SEE ALSO: Who Is Banksy?

"It's wonderful, it's his way of giving back to the town. He's a local lad, he knows what's been going on with the Tropicana."

The entrance to Dismaland

Many others were clueless as to what was going on, resigned to asking the dour looking security guards placed outside the venue to heighten the miserable experience from the start.

The former Tropicana venue has lay vacant for 14 years, and was most recently used as temporary storage for the town’s sea defence scheme.

As with much of Banksy's work, the entire project has been laced with secrecy and diversion. Locals were told a Hollywood film company were using the site as a backlot.

Story continues after slideshow...

If the point of the project is to highlight the hollowness of where we choose to spend our leisure time, the Tropicana seems the perfect choice – even its unrivalled vista over Weston couldn’t save it in the end.

This isn't the first time Banksy has targeted The Walt Disney Corporation. In 2005, he placed a figure dressed in an orange jumpsuit in the Thunder Mountain enclosure at Disneyland in California.

In 2011, he created a piece for Greenpeace which depicted characters of "The Jungle Book" being executed.

And he is thought to have defaced the company's advertisements in the past.

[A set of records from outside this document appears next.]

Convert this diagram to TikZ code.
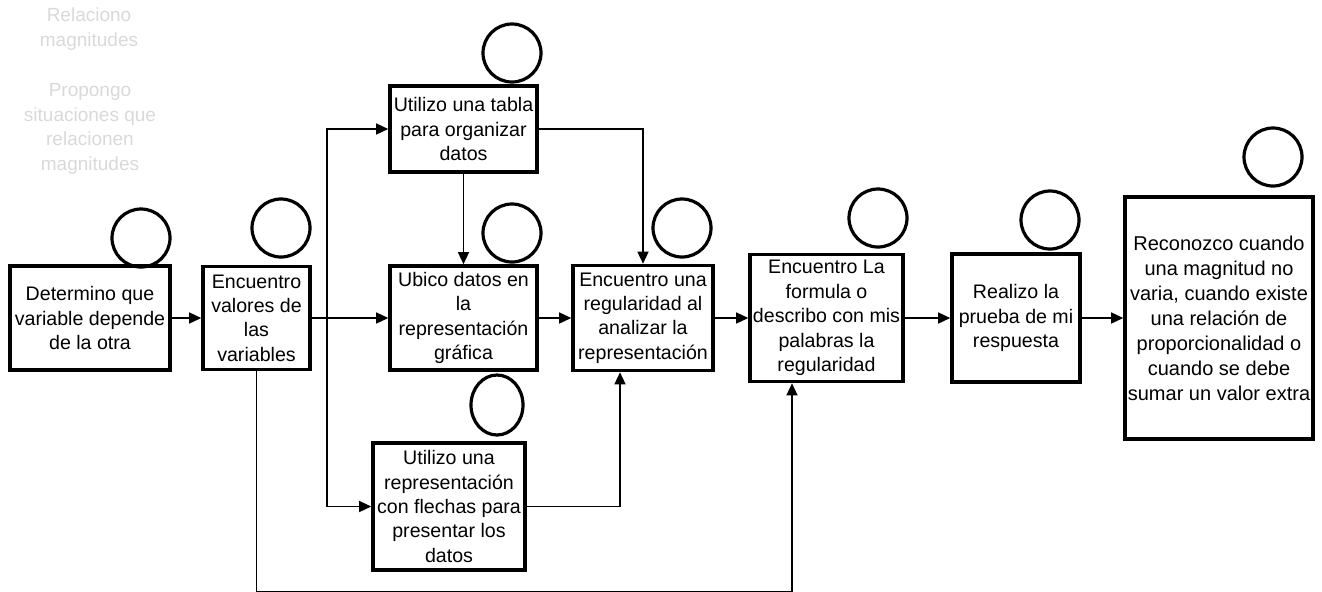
\documentclass[tikz,border=0pt]{standalone}
\usepackage{fontspec}
\setmainfont{Liberation Sans}
\usetikzlibrary{arrows.meta,shapes.geometric}

\tikzset{
  stepbox/.style={draw, line width=1.8pt, align=center, inner sep=0pt,
    font=\fontsize{9.8}{12.2}\selectfont},
  mark circle/.style={draw, circle, line width=1.6pt, minimum size=29pt, inner sep=0pt},
  arr/.style={line width=0.7pt, -{Triangle[length=6pt,width=5.5pt]}},
  note/.style={align=center, text=black!15, font=\fontsize{9.5}{12.2}\selectfont}
}

\begin{document}
\begin{tikzpicture}[x=0.5pt, y=-0.5pt]
\useasboundingbox (0,0) rectangle (1322,591);

% gray notes
\node[note] (note1) at (89,29) {Relaciono\\magnitudes};
\node[note] (note2) at (90,129) {Propongo\\situaciones que\\relacionen\\magnitudes};

% step boxes
\node[stepbox, minimum width=80pt, minimum height=52pt] (b1) at (90,318)
  {Determino que\\variable depende\\de la otra};
\node[stepbox, minimum width=53.5pt, minimum height=51.5pt] (b2) at (256.5,318)
  {Encuentro\\valores de\\las\\variables};
\node[stepbox, minimum width=73.5pt, minimum height=43pt] (b3) at (463.5,129)
  {Utilizo una tabla\\para organizar\\datos};
\node[stepbox, minimum width=73.5pt, minimum height=52pt] (b4) at (463.5,318)
  {Ubico datos en\\la\\representación\\gráfica};
\node[stepbox, minimum width=70pt, minimum height=52.5pt] (b5) at (643,318)
  {Encuentro una\\regularidad al\\analizar la\\representación};
\node[stepbox, minimum width=76.5pt, minimum height=63.5pt] (b6) at (826.5,318)
  {Encuentro La\\formula o\\describo con mis\\palabras la\\regularidad};
\node[stepbox, minimum width=64pt, minimum height=64pt] (b7) at (1016,318)
  {Realizo la\\prueba de mi\\respuesta};
\node[stepbox, minimum width=94pt, minimum height=121pt,
  font=\fontsize{10}{12.5}\selectfont] (b8) at (1219,318)
  {Reconozco cuando\\una magnitud no\\varia, cuando existe\\una relación de\\proporcionalidad o\\cuando se debe\\sumar un valor extra};
\node[stepbox, minimum width=76pt, minimum height=63.5pt] (b9) at (449,506.5)
  {Utilizo una\\representación\\con flechas para\\presentar los\\datos};

% circles
\node[mark circle] (c1) at (141,238) {};
\node[mark circle] (c2) at (281,228) {};
\node[mark circle] (c3) at (512,53) {};
\node[mark circle] (c4) at (512,233) {};
\node[mark circle] (c5) at (682,228) {};
\node[mark circle] (c6) at (878,218) {};
\node[mark circle] (c7) at (1050,220) {};
\node[mark circle] (c8) at (1273,157) {};
\node[mark circle, ellipse, minimum width=26pt, minimum height=30pt] (c9) at (497,405) {};

% connectors
\coordinate (split) at (327,318);
\coordinate (low) at (792,591.3);
\draw[arr] (b1.east) -- (b2.west);
\draw[arr] (b2.east) -- (b4.west);
\draw[arr] (split) |- (b3.west);
\draw[arr] (split) |- (b9.west);
\draw[arr] (b3.south) -- (b4.north);
\draw[arr] (b3.east) -| (b5.north);
\draw[arr] (b4.east) -- (b5.west);
\draw[arr] (b9.east) -| ([xshift=-11.5pt]b5.south);
\draw[arr] (b5.east) -- (b6.west);
\draw[arr] (b6.east) -- (b7.west);
\draw[arr] (b7.east) -- (b8.west);
\draw[arr] (b2.south) |- (low) -- (b6.south -| low);

\end{tikzpicture}
\end{document}
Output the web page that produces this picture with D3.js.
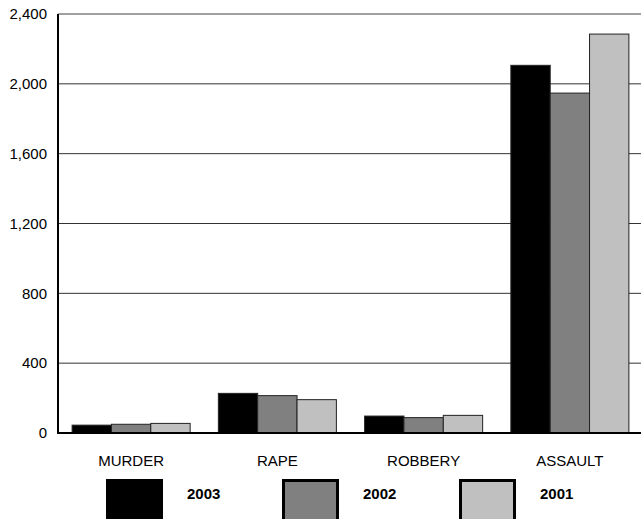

An illustrated map of the park mirrors those of commercial attractions

The park will house three galleries of work by contemporary artists, "the finest collection of contemporary art ever assembled in a North Somerset seaside town," according to its website.

Friday nights during its five week run will include live events. Run the Jewels, Sleaford Mods, Massive Attack, Pussy Riot, and comedian Katherine Ryan are all slated to appear at the venue.

There will be a hand-crafted model village, a 'bus-mounted' museum, an outdoor cinema, and the entire site will be 'powered by a giant pin wheel' designed by Banksy.

Dismaland opens on Saturday 22nd August and runs until 17th September.

Tickets cost £3 for adults while children under 5 go free. Booking in advance is advised as demand is likely to be high.